Open to Athens, and you will see the Parthenon and the goddess Athena, in whose honor it was built. You will learn that Athens has been continuously inhabited for at least 7,000 years; that Athens is the first European city you encounter when you approach from the Middle East; that the city became the first European Capital of Culture in 1985 — and that's only a quarter of the facts that draw you into the city's history and essence.

The knowledge Brown shares goes beyond historical detail. The Cape Town spread, for instance, tells us the story of Nelson Mandela's imprisonment for trying to overthrow the pro-apartheid government and explains that when he was freed in 1990, he called for peace and became South Africa's first black president.

When you go to the Shanghai spread, you are gobsmacked by the skyscrapers that stretch up from the shores of the Yangtze River in this largest city of the world, but you also discover that the city's Jade Buddha Temple houses a Buddha statue that's more than six feet tall, carved from a single piece of jade. So A World of Cities not only gives a world tour, but also a chance to explore some of the best of what the human spirit can achieve.

The book covers thirty cities in all. We won't give them all away, but here's a taste: Prague, which Franz Kafka said "never lets you go"; Rio de Janeiro, where on New Year's Eve people send flower-filled boats out to sea to honor the sea goddess Yemanjá; Delhi, with its impressive Red Fort and a sacred cow — not to mention the world's largest group of eco-friendly buses; Toronto, where more than 160 languages are spoken; and Istanbul, of which Napolean Bonaparte said, "If the Earth were a single state, Istanbul would be its capital."

James Brown was trained as a designer and worked in textiles for ten years before branching out into illustration.

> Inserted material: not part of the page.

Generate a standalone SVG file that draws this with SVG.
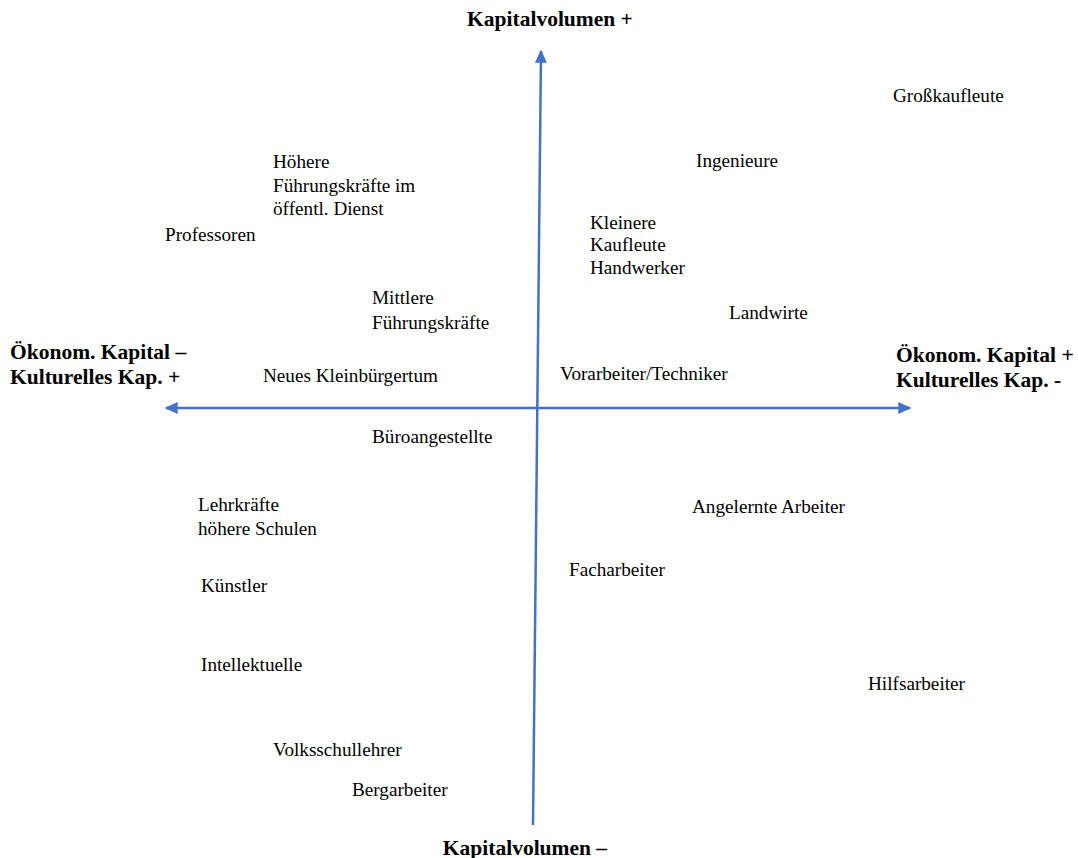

You will find yourself immersed in his love of patterns and details as you soak up the pictures with their carefully embedded factual tidbits that appear around each spread's frame, integrated into architecture and silhouettes, and swirling among pictures on ribbons.

This book's designation is for children ages 7-10. But we have been returning to its pages with delight again and again as grown-ups, and we can imagine younger children sitting on someone's lap, looking at pictures and hearing about each city's charms.